▶ **What the task asks**:
Print exactly the lines running from the one that holds "Recreate this image" through the one that holds "const gridTicks = [25, 50, 75, 100];", please, and leave the pictures out.

▶ **Provided data**:
▬▬▬▬▬▬

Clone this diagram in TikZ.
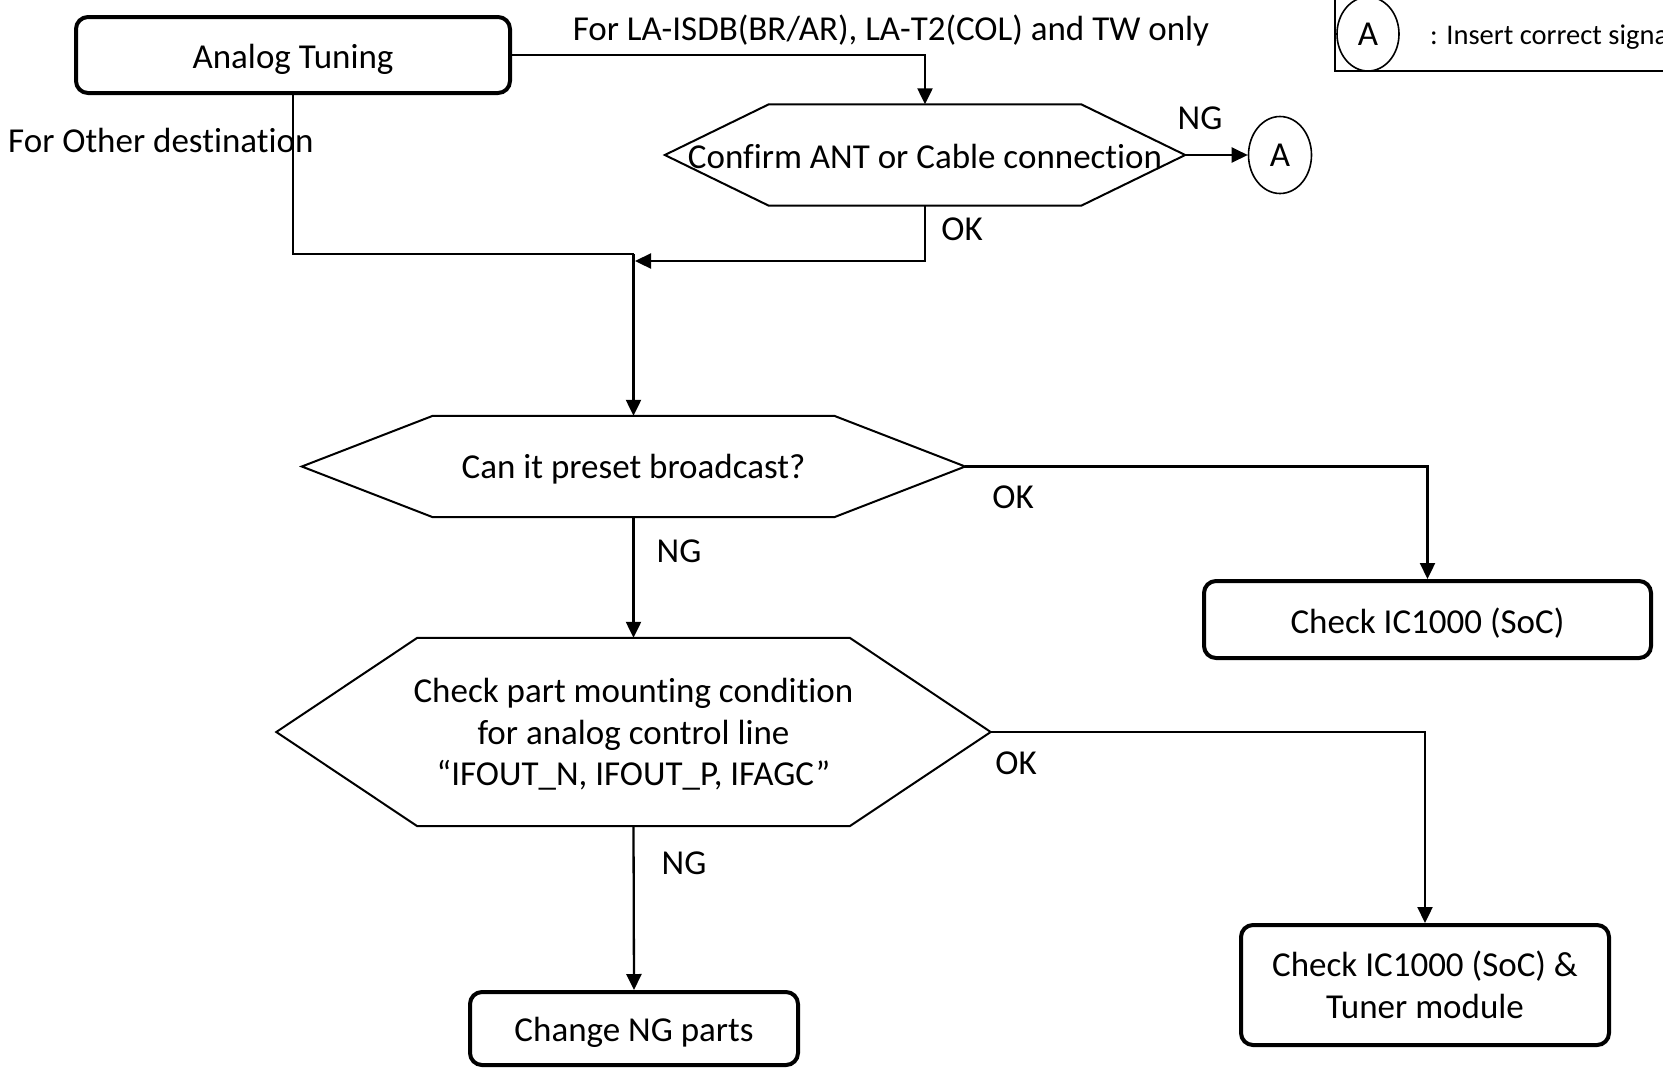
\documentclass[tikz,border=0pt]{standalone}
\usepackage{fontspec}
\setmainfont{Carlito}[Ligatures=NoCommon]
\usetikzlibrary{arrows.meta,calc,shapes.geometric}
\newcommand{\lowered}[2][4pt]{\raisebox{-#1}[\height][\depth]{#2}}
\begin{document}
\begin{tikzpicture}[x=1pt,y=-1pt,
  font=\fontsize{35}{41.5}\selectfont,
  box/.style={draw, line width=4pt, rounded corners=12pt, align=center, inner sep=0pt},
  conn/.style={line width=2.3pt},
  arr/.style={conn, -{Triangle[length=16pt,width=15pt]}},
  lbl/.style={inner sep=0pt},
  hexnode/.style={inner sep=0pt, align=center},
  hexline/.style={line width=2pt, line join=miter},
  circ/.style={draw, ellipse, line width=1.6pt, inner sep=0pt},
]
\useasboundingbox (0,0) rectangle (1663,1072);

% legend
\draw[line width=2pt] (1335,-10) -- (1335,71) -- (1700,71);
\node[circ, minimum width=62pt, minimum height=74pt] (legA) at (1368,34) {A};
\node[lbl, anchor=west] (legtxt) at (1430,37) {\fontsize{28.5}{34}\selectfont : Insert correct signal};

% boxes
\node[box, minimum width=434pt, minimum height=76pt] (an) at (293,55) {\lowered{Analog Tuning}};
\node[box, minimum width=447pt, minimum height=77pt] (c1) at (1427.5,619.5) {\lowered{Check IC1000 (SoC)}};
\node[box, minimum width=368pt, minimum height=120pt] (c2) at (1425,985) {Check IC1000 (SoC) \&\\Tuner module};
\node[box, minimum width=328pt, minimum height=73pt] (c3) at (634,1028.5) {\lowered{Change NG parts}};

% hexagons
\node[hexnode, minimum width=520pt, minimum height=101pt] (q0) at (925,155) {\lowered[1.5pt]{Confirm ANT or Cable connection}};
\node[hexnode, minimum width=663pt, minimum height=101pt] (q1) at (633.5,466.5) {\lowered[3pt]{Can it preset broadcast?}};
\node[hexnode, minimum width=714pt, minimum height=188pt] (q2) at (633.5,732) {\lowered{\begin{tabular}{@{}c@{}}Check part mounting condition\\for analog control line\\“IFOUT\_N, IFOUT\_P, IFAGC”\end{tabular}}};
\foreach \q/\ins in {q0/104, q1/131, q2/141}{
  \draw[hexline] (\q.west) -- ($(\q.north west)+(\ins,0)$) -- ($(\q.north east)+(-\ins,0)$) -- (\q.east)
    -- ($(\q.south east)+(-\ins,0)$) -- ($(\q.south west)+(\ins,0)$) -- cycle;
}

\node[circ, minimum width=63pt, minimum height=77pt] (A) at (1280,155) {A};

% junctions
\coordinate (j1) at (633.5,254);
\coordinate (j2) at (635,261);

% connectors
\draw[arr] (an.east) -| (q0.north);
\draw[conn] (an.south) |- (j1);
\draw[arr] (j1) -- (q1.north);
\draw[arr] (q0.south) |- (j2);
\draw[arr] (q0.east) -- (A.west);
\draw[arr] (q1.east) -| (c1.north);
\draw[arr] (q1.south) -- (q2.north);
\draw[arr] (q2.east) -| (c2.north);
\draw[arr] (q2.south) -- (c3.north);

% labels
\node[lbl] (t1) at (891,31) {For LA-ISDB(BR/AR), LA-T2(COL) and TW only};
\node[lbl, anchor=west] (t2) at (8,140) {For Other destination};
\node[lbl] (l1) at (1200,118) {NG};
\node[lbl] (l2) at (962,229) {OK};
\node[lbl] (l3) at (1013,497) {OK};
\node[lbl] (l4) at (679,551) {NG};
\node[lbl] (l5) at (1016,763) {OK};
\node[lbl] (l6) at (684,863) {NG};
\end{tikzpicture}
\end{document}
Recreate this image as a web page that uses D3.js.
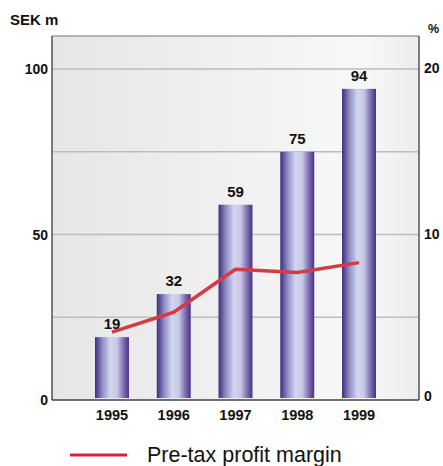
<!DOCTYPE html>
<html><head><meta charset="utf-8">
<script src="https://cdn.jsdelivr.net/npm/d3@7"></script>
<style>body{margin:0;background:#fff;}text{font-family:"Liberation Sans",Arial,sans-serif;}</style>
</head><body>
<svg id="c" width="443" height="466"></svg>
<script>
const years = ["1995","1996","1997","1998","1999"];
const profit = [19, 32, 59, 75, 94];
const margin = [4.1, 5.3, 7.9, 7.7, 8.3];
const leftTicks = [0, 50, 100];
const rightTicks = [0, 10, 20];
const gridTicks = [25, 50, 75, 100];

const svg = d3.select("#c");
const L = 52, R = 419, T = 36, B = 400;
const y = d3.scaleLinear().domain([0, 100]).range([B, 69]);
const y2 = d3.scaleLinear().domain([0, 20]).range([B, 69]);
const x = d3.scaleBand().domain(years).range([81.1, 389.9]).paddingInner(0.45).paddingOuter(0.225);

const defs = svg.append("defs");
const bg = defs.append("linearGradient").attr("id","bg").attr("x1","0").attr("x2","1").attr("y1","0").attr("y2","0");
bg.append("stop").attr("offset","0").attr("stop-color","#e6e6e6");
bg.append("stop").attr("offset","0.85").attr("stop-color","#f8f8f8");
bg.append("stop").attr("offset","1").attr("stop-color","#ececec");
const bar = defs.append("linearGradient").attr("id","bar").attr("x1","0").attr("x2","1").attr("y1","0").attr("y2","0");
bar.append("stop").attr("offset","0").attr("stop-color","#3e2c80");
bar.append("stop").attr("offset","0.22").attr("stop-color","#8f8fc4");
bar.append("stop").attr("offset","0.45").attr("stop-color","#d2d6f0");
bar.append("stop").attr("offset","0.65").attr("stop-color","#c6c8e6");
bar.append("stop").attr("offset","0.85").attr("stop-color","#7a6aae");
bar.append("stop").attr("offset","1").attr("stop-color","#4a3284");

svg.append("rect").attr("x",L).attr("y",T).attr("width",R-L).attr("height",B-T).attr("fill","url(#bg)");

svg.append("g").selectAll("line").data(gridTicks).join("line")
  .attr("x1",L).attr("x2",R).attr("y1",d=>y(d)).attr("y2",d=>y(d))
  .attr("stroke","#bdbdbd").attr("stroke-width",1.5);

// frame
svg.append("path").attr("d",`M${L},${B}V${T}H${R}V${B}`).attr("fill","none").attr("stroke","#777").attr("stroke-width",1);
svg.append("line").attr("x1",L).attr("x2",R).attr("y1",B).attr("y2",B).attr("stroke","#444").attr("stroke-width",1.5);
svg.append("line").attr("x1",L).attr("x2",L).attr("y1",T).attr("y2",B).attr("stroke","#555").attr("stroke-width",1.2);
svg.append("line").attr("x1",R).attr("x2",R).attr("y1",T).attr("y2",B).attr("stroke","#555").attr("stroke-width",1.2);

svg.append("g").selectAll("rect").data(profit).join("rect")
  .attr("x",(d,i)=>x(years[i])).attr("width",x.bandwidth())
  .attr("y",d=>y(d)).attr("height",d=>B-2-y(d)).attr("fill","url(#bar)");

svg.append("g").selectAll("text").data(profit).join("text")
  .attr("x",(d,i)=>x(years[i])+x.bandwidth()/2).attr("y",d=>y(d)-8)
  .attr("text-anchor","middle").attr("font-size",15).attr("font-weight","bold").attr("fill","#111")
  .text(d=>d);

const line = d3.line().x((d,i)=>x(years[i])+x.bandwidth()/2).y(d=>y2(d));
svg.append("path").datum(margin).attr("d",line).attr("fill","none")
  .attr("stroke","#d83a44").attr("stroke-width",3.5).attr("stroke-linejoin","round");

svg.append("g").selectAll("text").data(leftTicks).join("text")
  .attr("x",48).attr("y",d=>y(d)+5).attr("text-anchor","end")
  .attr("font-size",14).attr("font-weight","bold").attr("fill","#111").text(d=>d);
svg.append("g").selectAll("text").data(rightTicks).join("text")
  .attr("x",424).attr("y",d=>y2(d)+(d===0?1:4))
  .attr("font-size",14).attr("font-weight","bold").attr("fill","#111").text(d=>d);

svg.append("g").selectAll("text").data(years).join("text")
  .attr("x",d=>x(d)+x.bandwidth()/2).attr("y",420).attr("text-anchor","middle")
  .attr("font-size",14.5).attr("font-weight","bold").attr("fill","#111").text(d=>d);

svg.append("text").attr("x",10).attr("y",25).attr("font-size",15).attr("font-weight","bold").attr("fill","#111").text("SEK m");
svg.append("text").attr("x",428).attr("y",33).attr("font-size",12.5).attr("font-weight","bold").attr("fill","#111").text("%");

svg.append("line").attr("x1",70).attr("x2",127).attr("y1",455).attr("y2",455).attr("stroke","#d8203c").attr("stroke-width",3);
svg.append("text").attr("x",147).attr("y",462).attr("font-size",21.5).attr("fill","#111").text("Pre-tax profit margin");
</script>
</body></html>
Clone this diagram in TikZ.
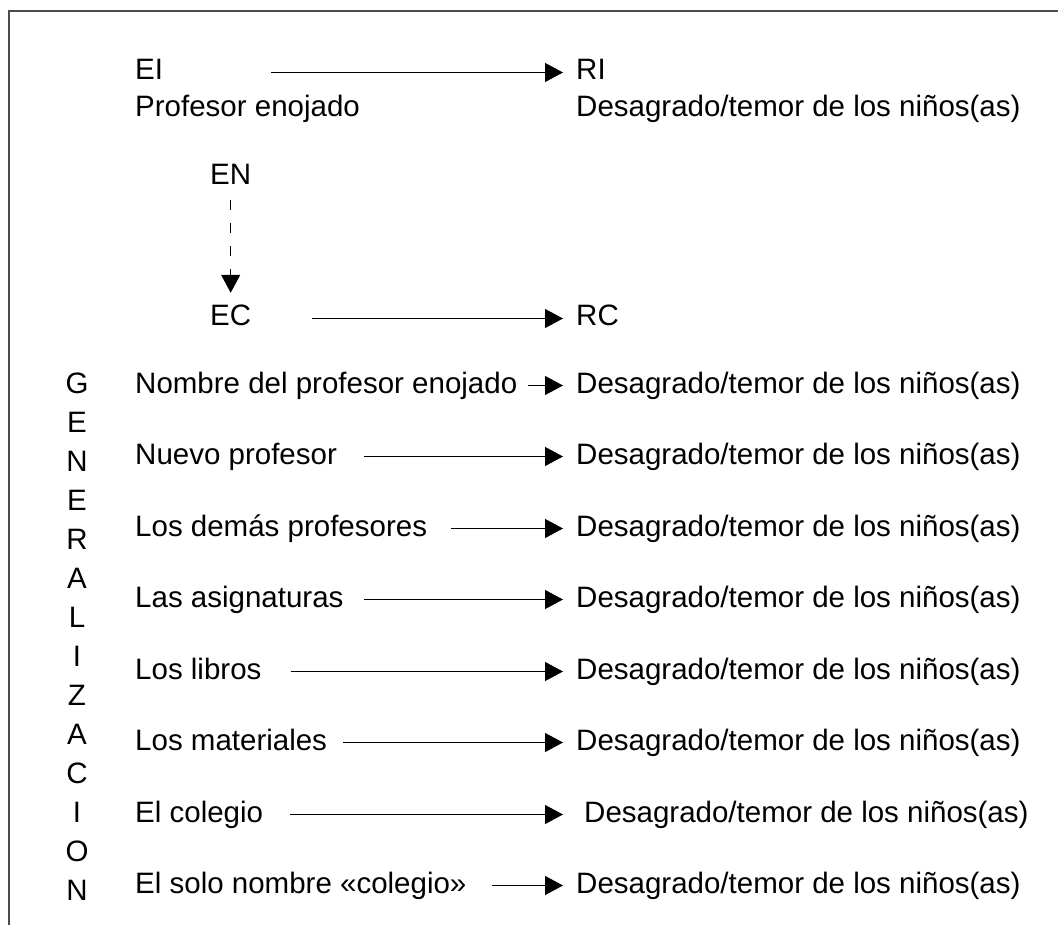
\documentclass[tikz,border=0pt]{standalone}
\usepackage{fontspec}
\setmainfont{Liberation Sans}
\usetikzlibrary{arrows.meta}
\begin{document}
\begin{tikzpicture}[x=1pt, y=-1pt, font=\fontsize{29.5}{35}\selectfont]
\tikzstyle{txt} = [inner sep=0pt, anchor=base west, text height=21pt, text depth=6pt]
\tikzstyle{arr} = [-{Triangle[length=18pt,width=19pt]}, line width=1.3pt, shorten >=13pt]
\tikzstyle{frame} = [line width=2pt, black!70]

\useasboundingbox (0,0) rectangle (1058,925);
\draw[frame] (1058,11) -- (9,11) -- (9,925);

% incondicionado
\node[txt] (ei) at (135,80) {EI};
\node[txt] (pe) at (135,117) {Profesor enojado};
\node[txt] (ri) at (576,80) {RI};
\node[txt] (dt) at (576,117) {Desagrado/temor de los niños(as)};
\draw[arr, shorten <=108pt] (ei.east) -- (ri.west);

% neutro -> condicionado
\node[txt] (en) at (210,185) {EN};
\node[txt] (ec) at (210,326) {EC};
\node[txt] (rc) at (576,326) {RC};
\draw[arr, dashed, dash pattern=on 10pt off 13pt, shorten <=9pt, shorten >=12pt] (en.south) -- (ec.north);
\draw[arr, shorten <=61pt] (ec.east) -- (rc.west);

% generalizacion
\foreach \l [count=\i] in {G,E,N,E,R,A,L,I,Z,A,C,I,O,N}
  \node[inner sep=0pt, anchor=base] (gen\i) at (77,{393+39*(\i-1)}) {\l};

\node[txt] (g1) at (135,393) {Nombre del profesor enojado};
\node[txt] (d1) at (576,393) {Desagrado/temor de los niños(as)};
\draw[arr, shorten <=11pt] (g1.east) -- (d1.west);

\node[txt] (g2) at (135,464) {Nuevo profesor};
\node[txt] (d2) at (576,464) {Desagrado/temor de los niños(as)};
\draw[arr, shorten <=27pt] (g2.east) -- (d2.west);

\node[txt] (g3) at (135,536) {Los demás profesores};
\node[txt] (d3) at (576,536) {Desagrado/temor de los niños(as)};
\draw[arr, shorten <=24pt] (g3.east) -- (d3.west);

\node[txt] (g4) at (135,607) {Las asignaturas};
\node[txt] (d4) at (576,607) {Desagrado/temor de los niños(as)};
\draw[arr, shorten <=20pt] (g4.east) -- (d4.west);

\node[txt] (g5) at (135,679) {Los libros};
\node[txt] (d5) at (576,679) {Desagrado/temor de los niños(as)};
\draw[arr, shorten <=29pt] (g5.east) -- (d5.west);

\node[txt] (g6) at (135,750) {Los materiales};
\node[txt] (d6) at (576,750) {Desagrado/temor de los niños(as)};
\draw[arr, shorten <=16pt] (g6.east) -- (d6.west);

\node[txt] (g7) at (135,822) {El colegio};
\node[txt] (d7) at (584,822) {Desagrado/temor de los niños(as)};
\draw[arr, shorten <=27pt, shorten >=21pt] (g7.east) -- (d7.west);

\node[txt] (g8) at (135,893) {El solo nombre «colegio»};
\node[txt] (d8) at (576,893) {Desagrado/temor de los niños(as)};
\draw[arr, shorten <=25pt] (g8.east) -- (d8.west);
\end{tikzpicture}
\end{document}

▬▬▬▬▬▬

▶ **Finished exercise**:
Recreate this image as a web page that uses D3.js.
<!DOCTYPE html>
<html><head><meta charset="utf-8">
<script src="https://cdn.jsdelivr.net/npm/d3@7"></script>
<style>body{margin:0;background:#fff;}text{font-family:"Liberation Sans",Arial,sans-serif;}</style>
</head><body>
<svg id="c" width="443" height="466"></svg>
<script>
const years = ["1995","1996","1997","1998","1999"];
const profit = [19, 32, 59, 75, 94];
const margin = [4.1, 5.3, 7.9, 7.7, 8.3];
const leftTicks = [0, 50, 100];
const rightTicks = [0, 10, 20];
const gridTicks = [25, 50, 75, 100];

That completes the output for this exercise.